The life-giving, life-saving story is a true story that transcends facts.

~ Madeleine L'engle

In the same way, superhero stories communicate the truth of living morally in a hostile and ambiguous world, and you'd be hard-pressed to find a more purely moral figure than Spider-Man, who, while hardly perfect, strives to serve, protect, fight for justice, and steward well his gifts and abilities. He took his late uncle's words to heart that with great power comes great responsibility (to whom much is given, much is expected, Luke 12:48) and let these words transform him (as good words are wont to do). He is tireless and relatively uncompromising in his campaign for the same Justice attested to by the Biblical narrative. He embodies the ethic of protecting the marginalized minority, and actively rejects any marriage between might and oppressive authority, unflaggingly using his own power and influence for the betterment of mankind (heady stuff for a comic book spider, huh?). In short, he sets the bar pretty high for the rest of us. 

Still, it doesn't seem he is always, or even often appreciated for it. Media Mogul J. Jonah Jameson for instance uses every resource at his disposal to lambast the wall-crawler and besmirch his good name. Consequently, public opinion is hardly if ever on Spider-Man's side, and as I watch Ultimate Spider-Man I have to actively fight the urge to get annoyed by it. Why doesn't he just snag a microphone and speak the truth to the cameras which seem to shadow his every move? Why doesn't he explain away the compromising positions in which he occasionally finds himself, bringing the truth to light of day?

Then it occurred to me: this is simply not what heroes do. They don't fight PR battles, they fight real battles. They do good deeds and serve their cities. Instead of posturing defensively against bad press, bickering, and refuting false claims, they simply prove the naysayers wrong. Thus is the way of Spider-Man, and I for one think the Church ought to take a page out of his book on this one. We do not typically handle criticism heroically; we come out swinging (with fists, not from webs), determined to argue every enemy into submission. 'Cause that's what Jesus would do (note sarcasm). What if we didn't though? What if we let it all roll off our backs and let our love and service set the record straight?
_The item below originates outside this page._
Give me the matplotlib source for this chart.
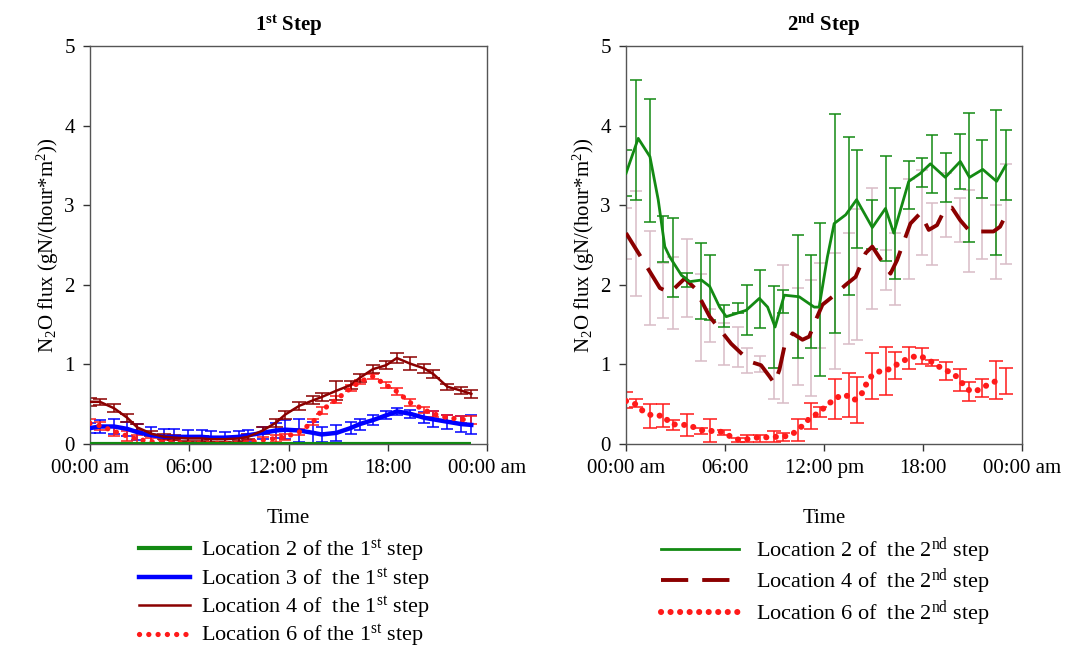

The breakdown in this metaphor is that Spider-Man almost never deserves his bad press, and we do, more often than any of us would like to admit. We fall short of the standard set by our God and behave appallingly to the poor, defenseless and marginalized, when we ought to be the ones defending them. Still, we are not always at fault, and from time to time we get worse press than we deserve. And it is on those occasions that we have the opportunity not to defend, but to serve. How much more of an authentic witness to the world would we be if instead of running off at the mouth we put our hands and feet to work, feeding the poor, housing the homeless, healing the sick and clothing the naked? Let them scoff, let them lie, our actions will be our accurate witness and the world will see. And they will know we are Christians by our love.


1 Timothy 6:18-19 ESV


They are to do good, to be rich in good works, to be generous and ready to share, thus storing up treasure for themselves as a good foundation for the future, so that they may take hold of that which is truly life.